En este punto, la vocecita sutil se quebró un momento, y el presidente tomó la palabra:

—Bien; pero no nos ha dicho usted aún qué es lo que hacía con el petróleo que se le encontró encima cuando los soldados la detuvieron.

—Prendía fuego a París, señor —contestó la anciana con tranquilidad—. Prendía fuego a París porque lo odio, porque se burla de todo, porque él ha sido quien nos ha matado. París fue quien envió a los sabios que analizaron nuestras hermosas fuentes milagrosas y dijeron con toda exactitud la dosis de hierro que contenían y la de azufre.
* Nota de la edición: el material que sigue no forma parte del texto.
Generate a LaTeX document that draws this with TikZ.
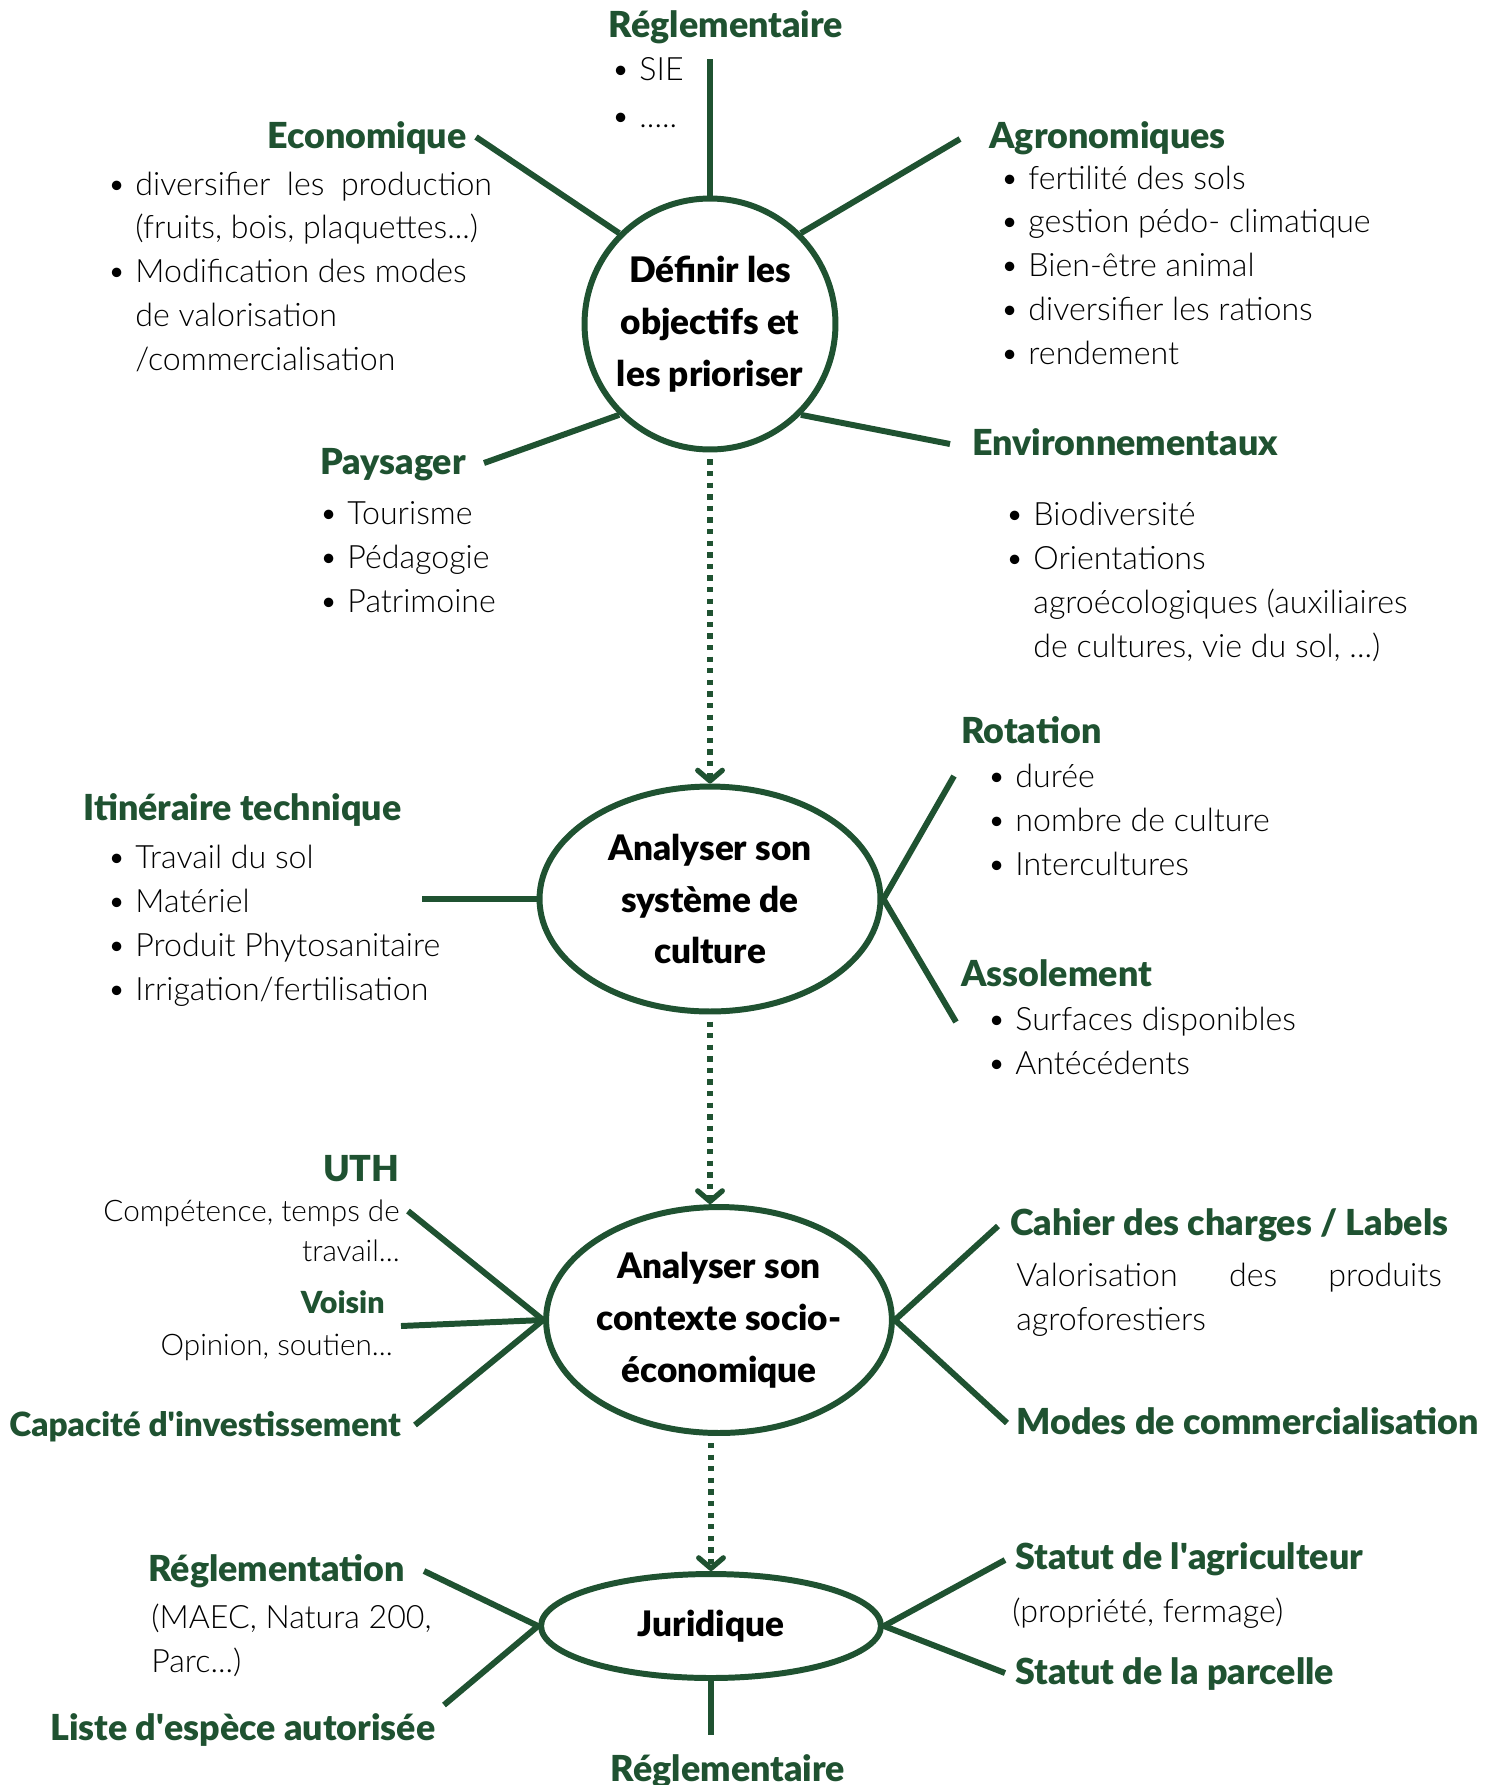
\documentclass[tikz,border=0pt]{standalone}
\usepackage{fontspec}
\newfontfamily\headfont{Lato Black}
\newfontfamily\bodyfont{Lato Light}
\usetikzlibrary{shapes.geometric,arrows.meta,positioning}
\definecolor{dgreen}{HTML}{1F5231}
\newcommand{\itm}{\makebox[16pt][l]{\textbullet}}
\newcommand{\ind}{\hspace*{16pt}}
\newcommand{\q}{\textquotesingle}

\begin{document}
\begin{tikzpicture}[x=0.02cm,y=-0.02cm,
    head/.style={font=\headfont\fontsize{20.4}{24}\selectfont,text=dgreen,inner sep=0pt},
    body/.style={font=\bodyfont\fontsize{18.3}{24.9}\selectfont,align=left,inner sep=0pt},
    small/.style={font=\bodyfont\fontsize{16.9}{22.6}\selectfont,align=right,inner sep=0pt},
    hub/.style={draw=dgreen,line width=3.4pt,font=\headfont\fontsize{20}{29.5}\selectfont,align=center,inner sep=0pt},
    spoke/.style={draw=dgreen,line width=3.4pt},
    flow/.style={draw=dgreen,line width=3pt,dash pattern=on 3pt off 3.6pt,shorten <=4pt,
      -{Straight Barb[length=6pt,width=14pt,round]}}]
  \useasboundingbox (0,0) rectangle (1499,1785);

  % the four steps
  \node[hub,circle,minimum size=5.02cm] (obj) at (710,324) {D\'efinir les\\objectifs et\\les prioriser};
  \node[hub,ellipse,minimum width=6.82cm,minimum height=4.5cm] (sys) at (710,899) {Analyser son\\syst\`eme de\\culture};
  \node[hub,ellipse,minimum width=6.86cm,minimum height=4.52cm] (ctx) at (719,1320) {Analyser son\\contexte socio-\\\'economique};
  \node[hub,ellipse,minimum width=6.8cm,minimum height=2.08cm] (jur) at (711,1626) {Juridique};

  \draw[flow] (obj.south) -- (sys.north);
  \draw[flow] (sys.south) -- (ctx.north -| sys.south);
  \draw[flow] (jur.north |- ctx.south) -- (jur.north);

  % spokes
  \coordinate (oT) at (710,59);
  \coordinate (oUL) at (476,137);
  \coordinate (oUR) at (960,139);
  \coordinate (oLL) at (484,463);
  \coordinate (oLR) at (950,444);
  \draw[spoke] (obj.90) -- (oT);
  \draw[spoke] (obj.135) -- (oUL);
  \draw[spoke] (obj.45) -- (oUR);
  \draw[spoke] (obj.225) -- (oLL);
  \draw[spoke] (obj.315) -- (oLR);

  \coordinate (sL) at (422,899);
  \coordinate (sUR) at (954,776);
  \coordinate (sLR) at (956,1022);
  \draw[spoke] (sys.west) -- (sL);
  \draw[spoke] (sys.east) -- (sUR);
  \draw[spoke] (sys.east) -- (sLR);

  \coordinate (cUL) at (408,1211);
  \coordinate (cL) at (401,1326);
  \coordinate (cLL) at (415,1425);
  \coordinate (cUR) at (998,1226);
  \coordinate (cLR) at (1007,1423);
  \draw[spoke] (ctx.west) -- (cUL);
  \draw[spoke] (ctx.west) -- (cL);
  \draw[spoke] (ctx.west) -- (cLL);
  \draw[spoke] (ctx.east) -- (cUR);
  \draw[spoke] (ctx.east) -- (cLR);

  \coordinate (jUL) at (424,1571);
  \coordinate (jLL) at (444,1705);
  \coordinate (jUR) at (1005,1560);
  \coordinate (jLR) at (1005,1673);
  \coordinate (jB) at (711,1735);
  \draw[spoke] (jur.west) -- (jUL);
  \draw[spoke] (jur.west) -- (jLL);
  \draw[spoke] (jur.east) -- (jUR);
  \draw[spoke] (jur.east) -- (jLR);
  \draw[spoke] (jur.south) -- (jB);

  % objectives (lists are placed by their last line)
  \node[head,anchor=base] (regT) at (726,37) {R\'eglementaire};
  \node[body,anchor=base west] (regTl) at (611,127) {\itm SIE\\[1.6pt]\itm .....};
  \node[head,anchor=base east] (eco) at (467,148) {Economique};
  \node[body,anchor=base west] (ecol) at (107,370) {\itm\makebox[7.13cm][s]{diversifier les production}\\
    \ind(fruits, bois, plaquettes...)\\\itm Modification des modes\\\ind de valorisation\\\ind /commercialisation};
  \node[head,anchor=base west] (agro) at (989,148) {Agronomiques};
  \node[body,anchor=base west] (agrol) at (1000,364) {\itm fertilit\'e des sols\\\itm gestion p\'edo- climatique\\
    \itm Bien-\^etre animal\\\itm diversifier les rations\\\itm rendement};
  \node[head,anchor=base west] (env) at (972,455) {Environnementaux};
  \node[body,anchor=base west] (envl) at (1005,657) {\itm Biodiversit\'e\\\itm Orientations\\
    \ind agro\'ecologiques (auxiliaires\\\ind de cultures, vie du sol, ...)};
  \node[head,anchor=base west] (pay) at (320,474) {Paysager};
  \node[body,anchor=base west] (payl) at (319,612) {\itm Tourisme\\\itm P\'edagogie\\\itm Patrimoine};

  % cropping system
  \node[head,anchor=base west] (rot) at (961,743) {Rotation};
  \node[body,anchor=base west] (rotl) at (987,875) {\itm dur\'ee\\\itm nombre de culture\\\itm Intercultures};
  \node[head,anchor=base west] (ass) at (961,986) {Assolement};
  \node[body,anchor=base west] (assl) at (987,1074) {\itm Surfaces disponibles\\\itm Ant\'ec\'edents};
  \node[head,anchor=base west] (iti) at (83,820) {Itin\'eraire technique};
  \node[body,anchor=base west] (itil) at (107,1000) {\itm Travail du sol\\\itm Mat\'eriel\\
    \itm Produit Phytosanitaire\\\itm Irrigation/fertilisation};

  % socio-economic context
  \node[head,anchor=base east] (uth) at (400,1181) {UTH};
  \node[small,anchor=base east] (uthl) at (400,1261) {Comp\'etence, temps de\\travail...};
  \node[head,anchor=base east,font=\headfont\fontsize{17.3}{20}\selectfont] (voi) at (385,1313) {Voisin};
  \node[small,anchor=base east] (voil) at (393,1355) {Opinion, soutien...};
  \node[head,anchor=base west,font=\headfont\fontsize{19}{22}\selectfont] (cap) at (9,1436) {Capacit\'e d\q investissement};
  \node[head,anchor=base west] (cah) at (1010,1235) {Cahier des charges / Labels};
  \node[body,anchor=base west] (cahl) at (1016,1330) {\makebox[8.51cm][s]{Valorisation des produits}\\agroforestiers};
  \node[head,anchor=base west] (mod) at (1016,1434) {Modes de commercialisation};

  % legal
  \node[head,anchor=base west] (regl) at (148,1581) {R\'eglementation};
  \node[body,anchor=base west] (regll) at (151,1672) {(MAEC, Natura 200,\\Parc...)};
  \node[head,anchor=base west] (lst) at (50,1740) {Liste d\q esp\`ece autoris\'ee};
  \node[head,anchor=base west] (sagr) at (1015,1569) {Statut de l\q agriculteur};
  \node[body,anchor=base west] (sagrl) at (1012,1622) {(propri\'et\'e, fermage)};
  \node[head,anchor=base west] (spar) at (1015,1684) {Statut de la parcelle};
  \node[head,anchor=base] (regB) at (728,1781) {R\'eglementaire};
\end{tikzpicture}
\end{document}
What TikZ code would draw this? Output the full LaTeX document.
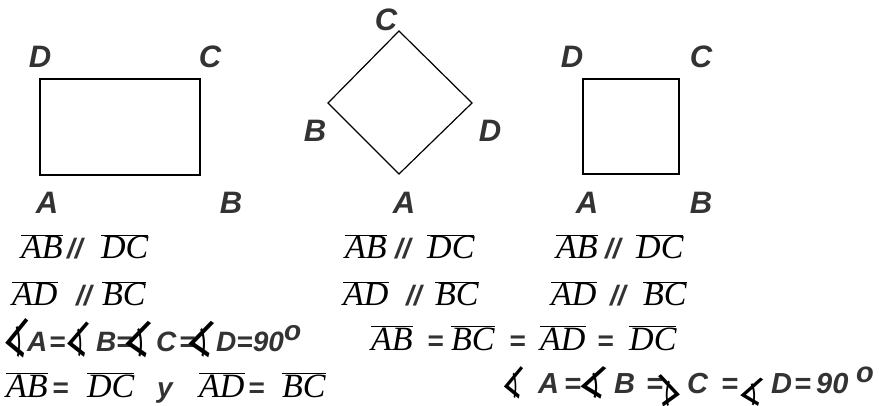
\documentclass[tikz,border=0pt]{standalone}
\usepackage{fontspec}
\usepackage{graphicx}
\usetikzlibrary{positioning}
\newfontfamily\labfont{Liberation Sans}
\newfontfamily\segfont{Liberation Serif}
\newfontfamily\angfont{DejaVu Sans}
\definecolor{labgray}{HTML}{333333}
\newcommand{\sgm}[1]{$\overline{\mbox{\segfont\itshape #1}}$}
\newcommand{\ang}[2]{\scalebox{#1}[#2]{\rotatebox{-24}{\angfont\fontsize{24}{24}\selectfont\char"2221}}}

\begin{document}
\begin{tikzpicture}[x=1pt,y=-1pt,
  fig/.style={line width=1.2pt,line join=miter},
  vlab/.style={inner sep=0,text=labgray,font={\labfont\bfseries\itshape\fontsize{31}{31}\selectfont}},
  seg/.style={inner sep=0,anchor=base west,font={\fontsize{34}{34}\selectfont}},
  eq/.style={inner sep=0,anchor=base west,text=labgray,font={\labfont\bfseries\itshape\fontsize{28}{28}\selectfont}},
  eqbig/.style={eq,font={\labfont\bfseries\itshape\fontsize{29}{29}\selectfont}},
  angs/.style={inner sep=0,anchor=center}
]
\useasboundingbox (0,0) rectangle (879,406);
% rectangle ABCD
\coordinate (rA) at (40,175);
\coordinate (rB) at (200,175);
\coordinate (rC) at (200,79);
\coordinate (rD) at (40,79);
\draw[fig] (rA) -- (rB) -- (rC) -- (rD) -- cycle;
\node[vlab] (rlD) at (40,57) {D};
\node[vlab] (rlC) at (210,57) {C};
\node[vlab] (rlA) at (47,203) {A};
\node[vlab] (rlB) at (231,203) {B};
% rhombus
\coordinate (dA) at (399,174);
\coordinate (dB) at (328,103);
\coordinate (dC) at (399,31);
\coordinate (dD) at (472,103);
\draw[fig] (dA) -- (dD) -- (dC) -- (dB) -- cycle;
\node[vlab] (dlC) at (386,20) {C};
\node[vlab] (dlB) at (315,131) {B};
\node[vlab] (dlD) at (490,131) {D};
\node[vlab] (dlA) at (404,203) {A};
% square
\coordinate (sA) at (583,174);
\coordinate (sB) at (679,174);
\coordinate (sC) at (679,79);
\coordinate (sD) at (583,79);
\draw[fig] (sA) -- (sB) -- (sC) -- (sD) -- cycle;
\node[vlab] (slD) at (572,57) {D};
\node[vlab] (slC) at (701,57) {C};
\node[vlab] (slA) at (587,203) {A};
\node[vlab] (slB) at (701,203) {B};
% rectangle properties
\node[seg] (r1a) at (21,259) {\sgm{AB}};
\node[eq] (r1p) at (67,259) {//};
\node[seg] (r1b) at (101,259) {\sgm{DC}};
\node[seg] (r2a) at (12,306) {\sgm{AD}};
\node[eq] (r2p) at (76,306) {//};
\node[seg] (r2b) at (102,306) {\sgm{BC}};
\node[angs] (r3k1) at (19,335) {\ang{1.16}{2.17}};
\node[eq] (r3a) at (27,352) {A};
\node[eq] (r3e1) at (49,352) {=};
\node[angs] (r3k2) at (79.5,337) {\ang{1.1}{1.94}};
\node[eq] (r3b) at (96,352) {B};
\node[eq] (r3e2) at (116,352) {=};
\node[angs] (r3k3) at (140.5,336) {\ang{1.29}{2}};
\node[eq] (r3c) at (156,352) {C};
\node[eq] (r3e3) at (179,352) {=};
\node[angs] (r3k4) at (203.5,336) {\ang{1.29}{2}};
\node[eq] (r3d) at (216,352) {D=90};
\node[eq] (r3o) at (284,341) {o};
\node[seg] (r4a) at (6,397) {\sgm{AB}};
\node[eq] (r4e1) at (52,397) {=};
\node[seg] (r4b) at (87,397) {\sgm{DC}};
\node[eq] (r4y) at (157,397) {y};
\node[seg] (r4c) at (199,397) {\sgm{AD}};
\node[eq] (r4e2) at (248,397) {=};
\node[seg] (r4d) at (282,397) {\sgm{BC}};
% rhombus properties
\node[seg] (d1a) at (345,259) {\sgm{AB}};
\node[eq] (d1p) at (395,259) {//};
\node[seg] (d1b) at (427,259) {\sgm{DC}};
\node[seg] (d2a) at (343,306) {\sgm{AD}};
\node[eq] (d2p) at (406,306) {//};
\node[seg] (d2b) at (435,306) {\sgm{BC}};
\node[seg] (d3a) at (371,350) {\sgm{AB}};
\node[eq] (d3e1) at (427,350) {=};
\node[seg] (d3b) at (451,350) {\sgm{BC}};
\node[eq] (d3e2) at (509,350) {=};
\node[seg] (d3c) at (540,350) {\sgm{AD}};
\node[eq] (d3e3) at (597,350) {=};
\node[seg] (d3d) at (629,350) {\sgm{DC}};
% square properties
\node[seg] (s1a) at (556,259) {\sgm{AB}};
\node[eq] (s1p) at (605,259) {//};
\node[seg] (s1b) at (636,259) {\sgm{DC}};
\node[seg] (s2a) at (551,306) {\sgm{AD}};
\node[eq] (s2p) at (610,306) {//};
\node[seg] (s2b) at (643,306) {\sgm{BC}};
\node[angs] (s4k1) at (515,380) {\ang{0.97}{1.78}};
\node[eqbig] (s4a) at (538,393) {A};
\node[eqbig] (s4e1) at (564,393) {=};
\node[angs] (s4k2) at (595.5,380) {\ang{1.3}{1.78}};
\node[eqbig] (s4b) at (614,393) {B};
\node[eqbig] (s4e2) at (646,393) {=};
\node[angs] (s4k3) at (668.5,388) {\reflectbox{\ang{1.1}{1.78}}};
\node[eqbig] (s4c) at (687,393) {C};
\node[eqbig] (s4e3) at (721,393) {=};
\node[angs] (s4k4) at (754,390) {\ang{1.16}{1.55}};
\node[eqbig] (s4d) at (771,393) {D};
\node[eqbig] (s4e4) at (794,393) {=};
\node[eqbig] (s4n) at (816,393) {90};
\node[eqbig] (s4o) at (856,382) {o};
\end{tikzpicture}
\end{document}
París se ha burlado de nosotras en los escenarios de sus teatros. Nuestros encantamientos se han convertido en meros trucos; nuestros milagros en farsas, y en nuestros carros alados han desfilado tantas fealdades envueltas en nuestras gasas rosadas a la luz de una luna simulada por bengalas, que nadie piensa ya en nosotras sin echarse a reír...

Había niños que nos conocían por nuestros nombres, nos querían aunque nos temieran un poco; pero en lugar de los bonitos libros repletos de dorados y estampas en los que aprendían nuestra historia, París les ha puesto en las manos la ciencia al alcance de los niños: gruesos libros de los que el aburrimiento se desprende como un polvillo gris que borra de los ojos infantiles nuestros palacios encantados y nuestros mágicos espejos.

¡Sí! ¡No saben qué feliz me sentía al ver cómo ardía Paris! Yo era quien dirigía las latas de las petroleras, quien las conducía de la mano a los mejores lugares: «¡Vamos, hijas mías, quémenlo todo, enciéndanlo, abrásenlo!».

—No hay duda: esta mujer está loca de remate —dijo el presidente—. ¡Que se la lleven!